No. Even if an attacker were able to successfully exploit this vulnerability, no e-mail messages would be lost or compromised.
What would the user need to do to restore normal operation?
To restore normal operation, the specially malformed e-mail would need to be removed from the e-mail server. There are two ways to do this:
- the user could use another e-mail client such as Outlook Web Access or Outlook Express to delete the e-mail, or
- an e-mail administrator could delete the e-mail.
Is Outlook 2000 affected?
The Gold version of Outlook 2000 is affected. However, Service Release 1, Service Pack 2, and Service Pack 3 all eliminate the vulnerability. Microsoft typically releases security patches only for the current service pack and the previous one; we do this because service packs are the best way to keep one's system secure. For instance, in the case of Outlook 2000, the service packs that have been delivered over the 3 years since Outlook 2000 Gold was released eliminate a large number of bugs, including several serious security vulnerabilities. The simplest and most effective way to eliminate all of them -- including this vulnerability -- is to stay up to date on service packs.
Is Outlook Express affected?
No. Outlook Express is not affected by this vulnerability.
Is Outlook 98 affected?
No. Outlook 98 is not affected by this vulnerability.
What does the patch do?
The patch addresses the vulnerability by correcting the flaw and causing Outlook 2002 to correctly process e-mails that contain the invalid header information described above.
Download locations for this patch
- Microsoft Outlook 2002:
Note: This and other Office updates can be obtained at http://office.microsoft.com/productupdates.
Additional information about this patch
The patch can be applied to Office XP Service Pack 2.
Inclusion in future service packs:
The fix for this issue will be included in any future Service Packs for Office XP.
Reboot needed: No
Patch can be uninstalled: No
Superseded patches: None.
Verifying patch installation:
To verify the individual files, use the patch manifest provided in Knowledge Base article 331866.
Localized versions of this patch are available at the locations discussed in "Patch Availability".
Obtaining other security patches:
Patches for other security issues are available from the following locations:
Microsoft thanks Richard Lawley for reporting this issue to us and working with us to protect customers.
- Microsoft Knowledge Base article 331866 discusses this issue and will be available approximately 24 hours after the release of this bulletin.

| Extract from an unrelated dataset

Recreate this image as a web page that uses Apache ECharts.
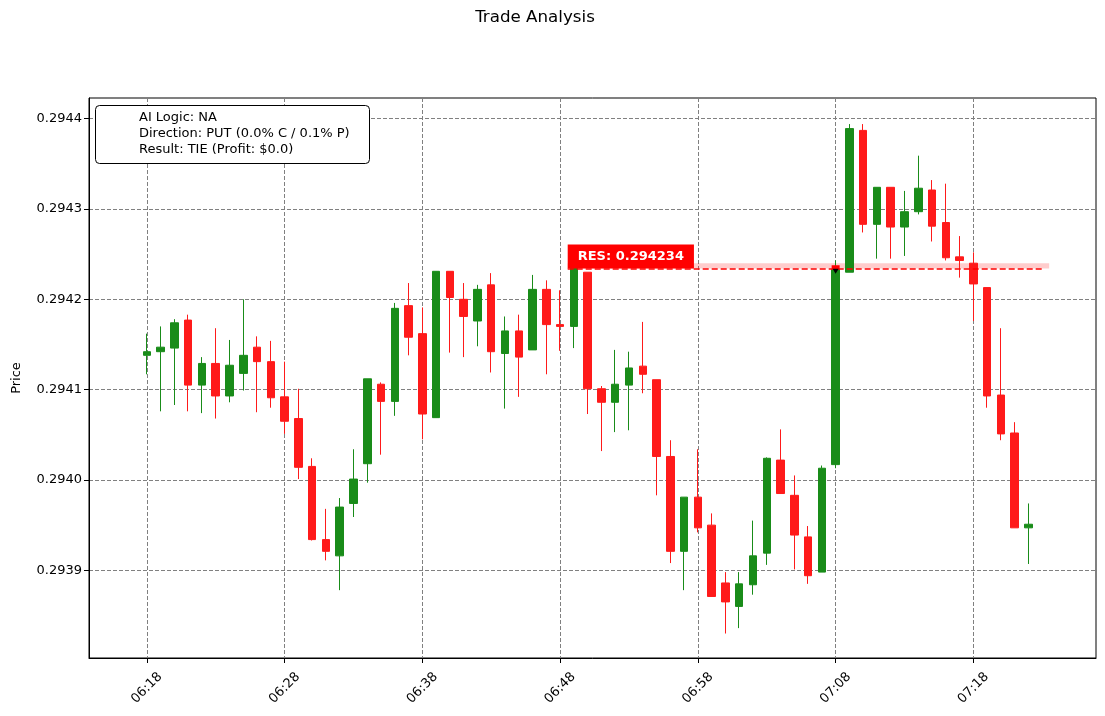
<!DOCTYPE html>
<html>
<head>
<meta charset="utf-8">
<script src="https://cdn.jsdelivr.net/npm/echarts@6/dist/echarts.min.js"></script>
<style>
html, body { margin: 0; padding: 0; background: #fff; }
#chart { width: 1105px; height: 716px; }
</style>
</head>
<body>
<div id="chart"></div>
<script>
// one candle per minute
var times = ['06:18','06:19','06:20','06:21','06:22','06:23','06:24','06:25','06:26','06:27',
             '06:28','06:29','06:30','06:31','06:32','06:33','06:34','06:35','06:36','06:37',
             '06:38','06:39','06:40','06:41','06:42','06:43','06:44','06:45','06:46','06:47',
             '06:48','06:49','06:50','06:51','06:52','06:53','06:54','06:55','06:56','06:57',
             '06:58','06:59','07:00','07:01','07:02','07:03','07:04','07:05','07:06','07:07',
             '07:08','07:09','07:10','07:11','07:12','07:13','07:14','07:15','07:16','07:17',
             '07:18','07:19','07:20','07:21','07:22'];
var opens = [0.294138,0.294142,0.294146,0.294177,0.294105,0.294129,0.294093,0.294118,0.294147,0.294131,
             0.294092,0.294068,0.294015,0.293934,0.293916,0.293974,0.294018,0.294106,0.294087,0.294193,
             0.294162,0.294069,0.294231,0.294200,0.294176,0.294216,0.294140,0.294165,0.294144,0.294211,
             0.294172,0.294170,0.294230,0.294101,0.294086,0.294105,0.294126,0.294111,0.294026,0.293921,
             0.293981,0.293950,0.293886,0.293860,0.293884,0.293919,0.294022,0.293983,0.293937,0.293898,
             0.294017,0.294230,0.294387,0.294283,0.294324,0.294280,0.294297,0.294321,0.294285,0.294247,
             0.294240,0.294213,0.294094,0.294052,0.293947];
var closes = [0.294142,0.294147,0.294174,0.294105,0.294129,0.294093,0.294127,0.294138,0.294131,0.294091,
              0.294065,0.294014,0.293934,0.293921,0.293970,0.294001,0.294112,0.294087,0.294190,0.294158,
              0.294073,0.294231,0.294202,0.294181,0.294211,0.294142,0.294165,0.294136,0.294211,0.294172,
              0.294170,0.294238,0.294101,0.294086,0.294106,0.294124,0.294117,0.294026,0.293921,0.293981,
              0.293947,0.293871,0.293865,0.293885,0.293916,0.294024,0.293985,0.293939,0.293894,0.294013,
              0.294233,0.294389,0.294283,0.294324,0.294280,0.294297,0.294323,0.294281,0.294246,0.294243,
              0.294217,0.294093,0.294051,0.293947,0.293951];
var highs = [0.294162,0.294170,0.294178,0.294183,0.294136,0.294168,0.294155,0.294200,0.294159,0.294154,
             0.294131,0.294101,0.294024,0.293968,0.293980,0.294034,0.294112,0.294108,0.294196,0.294218,
             0.294191,0.294231,0.294231,0.294218,0.294216,0.294229,0.294181,0.294183,0.294227,0.294221,
             0.294210,0.294250,0.294230,0.294104,0.294144,0.294142,0.294175,0.294111,0.294044,0.293981,
             0.294034,0.293963,0.293898,0.293898,0.293955,0.294025,0.294056,0.294005,0.293949,0.294016,
             0.294243,0.294394,0.294394,0.294324,0.294324,0.294320,0.294359,0.294332,0.294328,0.294270,
             0.294252,0.294213,0.294168,0.294064,0.293974];
var lows = [0.294117,0.294076,0.294083,0.294076,0.294074,0.294068,0.294086,0.294099,0.294075,0.294080,
            0.294051,0.294001,0.293933,0.293911,0.293878,0.293959,0.293997,0.294028,0.294071,0.294138,
            0.294045,0.294069,0.294141,0.294136,0.294148,0.294119,0.294079,0.294092,0.294144,0.294117,
            0.294143,0.294146,0.294073,0.294032,0.294053,0.294055,0.294096,0.293983,0.293908,0.293878,
            0.293942,0.293871,0.293830,0.293836,0.293873,0.293906,0.293985,0.293901,0.293885,0.293898,
            0.294013,0.294230,0.294274,0.294245,0.294245,0.294248,0.294294,0.294264,0.294243,0.294224,
            0.294176,0.294080,0.294044,0.293947,0.293907];

var resPrice = 0.294234;
var entryTime = '07:08';
var resFrom = '06:48', resTo = '07:23';
var infoLines = ['AI Logic: NA', 'Direction: PUT (0.0% C / 0.1% P)', 'Result: TIE (Profit: $0.0)'];

var FONT = 'DejaVu Sans';
var UP = '#198c19', DOWN = '#ff1a1a';

function toMin(t) { var p = t.split(':'); return (+p[0]) * 60 + (+p[1]); }
var t0 = toMin(times[0]);
function pad(n) { return (n < 10 ? '0' : '') + n; }
function fmtTime(v) { var m = t0 + Math.round(v); return pad(Math.floor(m / 60)) + ':' + pad(m % 60); }

var candles = times.map(function (t, i) {
    return [toMin(t) - t0, opens[i], closes[i], lows[i], highs[i]];
});
var entryX = toMin(entryTime) - t0;
var resX0 = toMin(resFrom) - t0 + 0.55, resX1 = toMin(resTo) - t0;

var chart = echarts.init(document.getElementById('chart'));
chart.setOption({
    animation: false,
    backgroundColor: '#fff',
    textStyle: { fontFamily: FONT },
    grid: { left: 89, right: 9, top: 98, bottom: 58, show: true, borderColor: '#000', borderWidth: 1, containLabel: false },
    xAxis: {
        type: 'value', min: -4.2, max: 68.9, minInterval: 10, maxInterval: 10,
        axisLine: { onZero: false, lineStyle: { color: '#000', width: 1 } },
        axisTick: { show: true, length: 5, lineStyle: { color: '#000' } },
        axisLabel: {
            rotate: 45, margin: 30, align: 'center', verticalAlign: 'middle',
            color: '#000', fontSize: 13, fontFamily: FONT,
            showMinLabel: false, showMaxLabel: false, formatter: fmtTime
        },
        splitLine: { show: true, lineStyle: { color: '#808080', width: 1, type: [4, 2] } }
    },
    yAxis: {
        type: 'value', min: 0.29380291, max: 0.29442286, minInterval: 0.0001, maxInterval: 0.0001,
        scale: true,
        name: 'Price', nameLocation: 'middle', nameGap: 66,
        nameTextStyle: { color: '#000', fontSize: 13, fontFamily: FONT },
        axisLine: { show: true, onZero: false, lineStyle: { color: '#000', width: 1 } },
        axisTick: { show: true, length: 5, lineStyle: { color: '#000' } },
        axisLabel: {
            margin: 7, color: '#000', fontSize: 13, fontFamily: FONT,
            showMinLabel: false, showMaxLabel: false,
            formatter: function (v) { return v.toFixed(4); }
        },
        splitLine: { show: true, lineStyle: { color: '#808080', width: 1, type: [4, 2] } }
    },
    series: [{
        type: 'candlestick',
        data: candles,
        encode: { x: 0, y: [1, 2, 3, 4] },
        barWidth: 8,
        itemStyle: { color: UP, color0: DOWN, borderColor: UP, borderColor0: DOWN, borderWidth: 1 },
        markArea: {
            silent: true,
            itemStyle: { color: 'rgba(255,0,0,0.2)' },
            data: [[{ coord: [resX0, resPrice] }, { coord: [resX1 + 0.5, resPrice + 0.000006] }]]
        },
        markLine: {
            silent: true, symbol: 'none',
            lineStyle: { color: '#ff0000', width: 1.5, type: [6, 3] },
            label: {
                show: true, position: 'insideStartTop', distance: [0, 0],
                formatter: 'RES: ' + resPrice.toFixed(6),
                color: '#fff', fontWeight: 'bold', fontSize: 13, fontFamily: FONT,
                backgroundColor: '#ff0000', padding: [6, 10, 5, 10]
            },
            data: [[{ coord: [resX0, resPrice] }, { coord: [resX1, resPrice] }]]
        },
        markPoint: {
            silent: true, label: { show: false },
            data: [
                { coord: [entryX, resPrice + 0.0000015], symbol: 'rect', symbolSize: [8, 4], itemStyle: { color: '#ff0000' } },
                { coord: [entryX, resPrice - 0.000003], symbol: 'triangle', symbolRotate: 180, symbolSize: [6, 5], itemStyle: { color: '#000' } }
            ]
        }
    }],
    graphic: [
        { type: 'text', x: 535, y: 18, style: { text: 'Trade Analysis', font: '16.7px "DejaVu Sans"', fill: '#000', textAlign: 'center', textVerticalAlign: 'middle' }, z: 10 },
        { type: 'rect', shape: { x: 95.5, y: 105.5, width: 274, height: 58, r: 4 }, style: { fill: '#fff', stroke: '#000', lineWidth: 1 }, z: 10 },
        { type: 'text', x: 139, y: 118, style: { text: infoLines[0], font: '13px "DejaVu Sans"', fill: '#000', textVerticalAlign: 'middle' }, z: 11 },
        { type: 'text', x: 139, y: 134, style: { text: infoLines[1], font: '13px "DejaVu Sans"', fill: '#000', textVerticalAlign: 'middle' }, z: 11 },
        { type: 'text', x: 139, y: 150, style: { text: infoLines[2], font: '13px "DejaVu Sans"', fill: '#000', textVerticalAlign: 'middle' }, z: 11 }
    ]
});
</script>
</body>
</html>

Knowledge Base articles can be found on the Microsoft Online Support web site.
- Technical support is available from Microsoft Product Support Services. There is no charge for support calls associated with security patches.
Security Resources: The Microsoft TechNet Security Web Site provides additional information about security in Microsoft products.
The information provided in the Microsoft Knowledge Base is provided "as is" without warranty of any kind. Microsoft disclaims all warranties, either express or implied, including the warranties of merchantability and fitness for a particular purpose. In no event shall Microsoft Corporation or its suppliers be liable for any damages whatsoever including direct, indirect, incidental, consequential, loss of business profits or special damages, even if Microsoft Corporation or its suppliers have been advised of the possibility of such damages. Some states do not allow the exclusion or limitation of liability for consequential or incidental damages so the foregoing limitation may not apply.
- V1.0 (December 04, 2002): Bulletin Created.